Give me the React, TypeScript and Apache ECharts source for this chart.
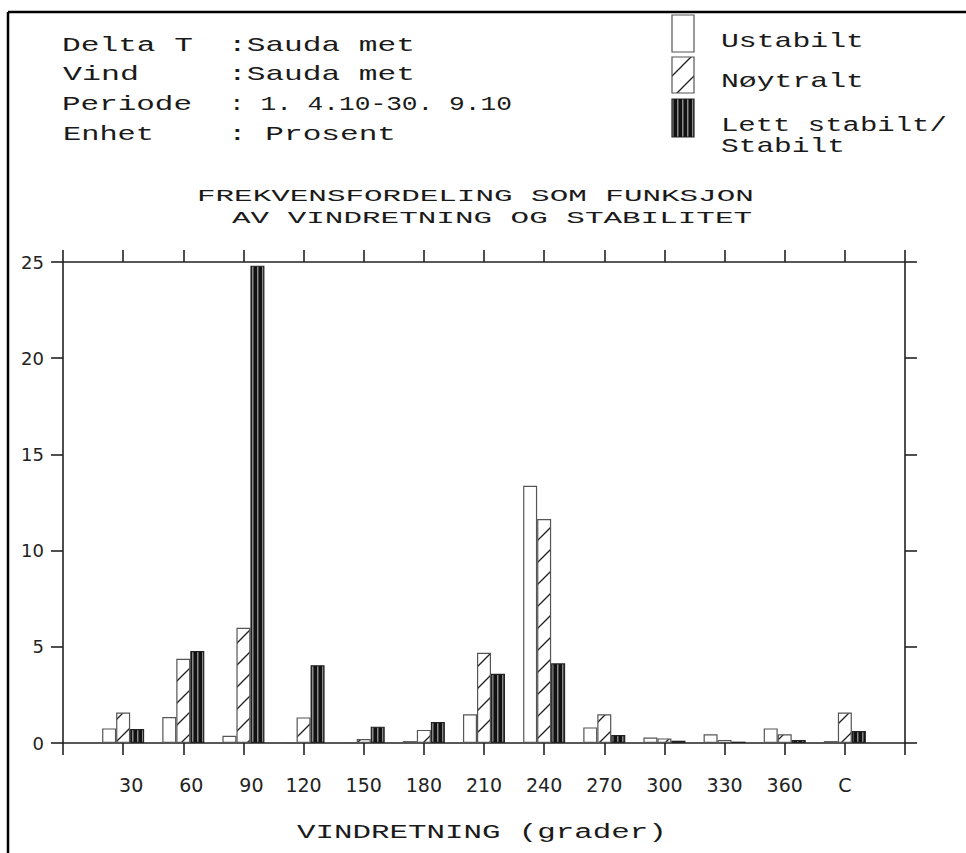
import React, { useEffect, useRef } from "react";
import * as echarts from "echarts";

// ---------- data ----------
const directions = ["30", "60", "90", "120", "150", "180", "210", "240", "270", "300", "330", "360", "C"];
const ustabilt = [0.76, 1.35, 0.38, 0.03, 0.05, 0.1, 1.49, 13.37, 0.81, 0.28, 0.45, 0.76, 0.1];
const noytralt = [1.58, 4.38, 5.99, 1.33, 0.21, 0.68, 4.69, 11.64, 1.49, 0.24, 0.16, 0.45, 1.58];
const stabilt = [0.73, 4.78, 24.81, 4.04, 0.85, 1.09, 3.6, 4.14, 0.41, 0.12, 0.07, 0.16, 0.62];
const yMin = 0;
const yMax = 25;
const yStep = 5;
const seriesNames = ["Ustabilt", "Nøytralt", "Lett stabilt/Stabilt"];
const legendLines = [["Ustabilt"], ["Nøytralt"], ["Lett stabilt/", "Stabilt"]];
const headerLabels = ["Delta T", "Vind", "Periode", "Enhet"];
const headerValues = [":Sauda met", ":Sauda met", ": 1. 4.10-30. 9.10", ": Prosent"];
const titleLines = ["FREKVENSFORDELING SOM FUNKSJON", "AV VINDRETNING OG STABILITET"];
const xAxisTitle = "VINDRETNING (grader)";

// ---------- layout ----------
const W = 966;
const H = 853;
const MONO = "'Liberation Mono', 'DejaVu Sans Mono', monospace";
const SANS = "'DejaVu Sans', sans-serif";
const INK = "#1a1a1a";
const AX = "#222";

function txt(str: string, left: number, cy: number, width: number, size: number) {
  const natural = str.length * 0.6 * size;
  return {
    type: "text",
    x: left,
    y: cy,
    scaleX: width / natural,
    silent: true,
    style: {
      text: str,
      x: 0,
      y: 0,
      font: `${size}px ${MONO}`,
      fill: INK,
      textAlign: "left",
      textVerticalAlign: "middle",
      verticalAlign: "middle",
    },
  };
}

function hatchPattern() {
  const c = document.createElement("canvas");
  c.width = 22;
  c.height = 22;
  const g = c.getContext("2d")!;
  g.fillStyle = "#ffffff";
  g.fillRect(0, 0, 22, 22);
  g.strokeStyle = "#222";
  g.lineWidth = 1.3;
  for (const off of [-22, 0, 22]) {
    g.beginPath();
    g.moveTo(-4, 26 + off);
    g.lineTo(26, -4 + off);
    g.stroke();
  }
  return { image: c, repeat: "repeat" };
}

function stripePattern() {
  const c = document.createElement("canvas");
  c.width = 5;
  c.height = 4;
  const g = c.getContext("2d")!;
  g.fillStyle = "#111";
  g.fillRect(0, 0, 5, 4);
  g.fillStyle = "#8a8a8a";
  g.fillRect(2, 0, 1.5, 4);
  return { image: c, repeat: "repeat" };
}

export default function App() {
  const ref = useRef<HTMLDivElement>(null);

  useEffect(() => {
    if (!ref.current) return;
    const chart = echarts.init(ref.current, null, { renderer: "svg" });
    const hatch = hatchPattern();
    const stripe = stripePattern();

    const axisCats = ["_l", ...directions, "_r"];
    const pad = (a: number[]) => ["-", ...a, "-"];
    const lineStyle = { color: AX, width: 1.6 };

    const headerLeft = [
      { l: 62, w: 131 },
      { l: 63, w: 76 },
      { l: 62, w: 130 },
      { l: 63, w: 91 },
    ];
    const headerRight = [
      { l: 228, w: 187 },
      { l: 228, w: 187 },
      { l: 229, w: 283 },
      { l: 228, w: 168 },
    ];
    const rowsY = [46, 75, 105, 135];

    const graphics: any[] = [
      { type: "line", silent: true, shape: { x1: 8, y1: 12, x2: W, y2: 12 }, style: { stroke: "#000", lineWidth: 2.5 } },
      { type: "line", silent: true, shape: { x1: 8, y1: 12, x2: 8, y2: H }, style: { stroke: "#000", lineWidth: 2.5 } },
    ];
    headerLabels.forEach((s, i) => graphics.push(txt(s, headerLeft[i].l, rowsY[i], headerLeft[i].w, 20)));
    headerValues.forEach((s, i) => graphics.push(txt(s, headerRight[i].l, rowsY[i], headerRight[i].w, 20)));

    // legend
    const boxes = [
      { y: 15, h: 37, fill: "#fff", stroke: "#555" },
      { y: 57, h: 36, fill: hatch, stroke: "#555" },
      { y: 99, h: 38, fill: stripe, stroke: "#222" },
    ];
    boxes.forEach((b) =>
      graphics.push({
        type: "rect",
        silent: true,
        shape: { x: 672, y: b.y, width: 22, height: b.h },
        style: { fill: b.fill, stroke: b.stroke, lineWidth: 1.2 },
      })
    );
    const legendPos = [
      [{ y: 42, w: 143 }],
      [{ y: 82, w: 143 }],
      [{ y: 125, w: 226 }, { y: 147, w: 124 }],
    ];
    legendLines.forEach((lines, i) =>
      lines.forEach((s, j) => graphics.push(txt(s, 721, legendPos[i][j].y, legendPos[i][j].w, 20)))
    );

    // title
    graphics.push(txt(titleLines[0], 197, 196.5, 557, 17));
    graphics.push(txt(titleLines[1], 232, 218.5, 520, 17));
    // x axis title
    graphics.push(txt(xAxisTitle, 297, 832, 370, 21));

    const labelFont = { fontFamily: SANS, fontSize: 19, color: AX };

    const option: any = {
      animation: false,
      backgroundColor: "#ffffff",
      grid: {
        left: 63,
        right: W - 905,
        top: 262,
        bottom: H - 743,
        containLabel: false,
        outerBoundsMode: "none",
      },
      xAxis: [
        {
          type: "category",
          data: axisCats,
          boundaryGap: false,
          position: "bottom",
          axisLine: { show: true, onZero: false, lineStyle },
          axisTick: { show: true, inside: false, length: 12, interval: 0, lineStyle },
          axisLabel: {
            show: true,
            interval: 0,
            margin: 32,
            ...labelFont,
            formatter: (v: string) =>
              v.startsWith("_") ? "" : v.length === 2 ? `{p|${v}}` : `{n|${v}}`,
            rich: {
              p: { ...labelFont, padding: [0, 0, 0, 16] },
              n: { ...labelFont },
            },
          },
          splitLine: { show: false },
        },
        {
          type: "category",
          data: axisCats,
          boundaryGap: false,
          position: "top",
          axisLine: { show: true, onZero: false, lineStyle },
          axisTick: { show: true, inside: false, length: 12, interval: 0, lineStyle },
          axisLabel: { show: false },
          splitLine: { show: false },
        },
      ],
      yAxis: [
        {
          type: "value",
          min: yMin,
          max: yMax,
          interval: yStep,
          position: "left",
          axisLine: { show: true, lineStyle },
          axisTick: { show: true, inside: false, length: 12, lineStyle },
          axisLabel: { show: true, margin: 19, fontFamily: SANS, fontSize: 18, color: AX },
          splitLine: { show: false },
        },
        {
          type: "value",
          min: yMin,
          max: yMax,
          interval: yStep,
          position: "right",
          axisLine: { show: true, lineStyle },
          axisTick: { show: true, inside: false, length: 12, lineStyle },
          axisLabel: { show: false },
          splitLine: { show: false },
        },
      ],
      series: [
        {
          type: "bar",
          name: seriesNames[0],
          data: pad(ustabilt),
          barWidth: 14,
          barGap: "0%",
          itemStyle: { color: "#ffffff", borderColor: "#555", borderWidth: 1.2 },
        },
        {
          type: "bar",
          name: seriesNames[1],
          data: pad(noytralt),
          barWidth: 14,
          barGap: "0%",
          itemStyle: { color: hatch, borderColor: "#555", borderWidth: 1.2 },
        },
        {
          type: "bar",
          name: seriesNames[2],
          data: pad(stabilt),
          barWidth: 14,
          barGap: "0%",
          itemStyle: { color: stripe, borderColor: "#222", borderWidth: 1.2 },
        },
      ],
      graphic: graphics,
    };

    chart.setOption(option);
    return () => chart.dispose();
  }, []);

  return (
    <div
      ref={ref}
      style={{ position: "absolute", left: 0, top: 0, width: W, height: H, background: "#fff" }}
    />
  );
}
--
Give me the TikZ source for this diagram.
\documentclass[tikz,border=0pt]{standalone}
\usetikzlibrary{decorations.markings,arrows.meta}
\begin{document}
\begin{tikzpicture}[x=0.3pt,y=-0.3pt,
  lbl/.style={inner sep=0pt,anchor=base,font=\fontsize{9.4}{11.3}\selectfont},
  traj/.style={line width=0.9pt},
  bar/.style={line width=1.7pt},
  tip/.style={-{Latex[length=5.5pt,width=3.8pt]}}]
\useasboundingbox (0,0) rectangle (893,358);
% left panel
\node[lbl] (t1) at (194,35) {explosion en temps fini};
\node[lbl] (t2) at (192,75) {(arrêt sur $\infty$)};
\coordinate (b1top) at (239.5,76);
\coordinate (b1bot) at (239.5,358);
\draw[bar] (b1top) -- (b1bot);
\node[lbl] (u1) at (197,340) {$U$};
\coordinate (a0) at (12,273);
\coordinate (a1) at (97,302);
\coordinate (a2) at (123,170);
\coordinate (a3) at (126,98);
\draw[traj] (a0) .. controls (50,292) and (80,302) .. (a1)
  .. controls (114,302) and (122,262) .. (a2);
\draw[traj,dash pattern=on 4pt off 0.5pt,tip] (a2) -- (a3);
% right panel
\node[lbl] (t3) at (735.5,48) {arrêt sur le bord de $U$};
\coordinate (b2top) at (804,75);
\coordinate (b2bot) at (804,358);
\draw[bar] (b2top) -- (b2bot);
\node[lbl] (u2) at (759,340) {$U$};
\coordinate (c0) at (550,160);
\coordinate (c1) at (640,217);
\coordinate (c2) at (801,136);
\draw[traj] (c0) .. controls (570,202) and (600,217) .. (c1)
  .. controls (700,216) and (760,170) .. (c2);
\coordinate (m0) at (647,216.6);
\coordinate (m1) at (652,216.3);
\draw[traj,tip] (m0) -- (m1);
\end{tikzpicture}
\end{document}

- _Task requirements_: Above are some entries; copy exactly the lines from the line with "Give me the React, TypeScript" through the line with "import * as", both included, but none of the pictures.

- _Solution to this problem_:
Give me the React, TypeScript and Apache ECharts source for this chart.
import React, { useEffect, useRef } from "react";
import * as echarts from "echarts";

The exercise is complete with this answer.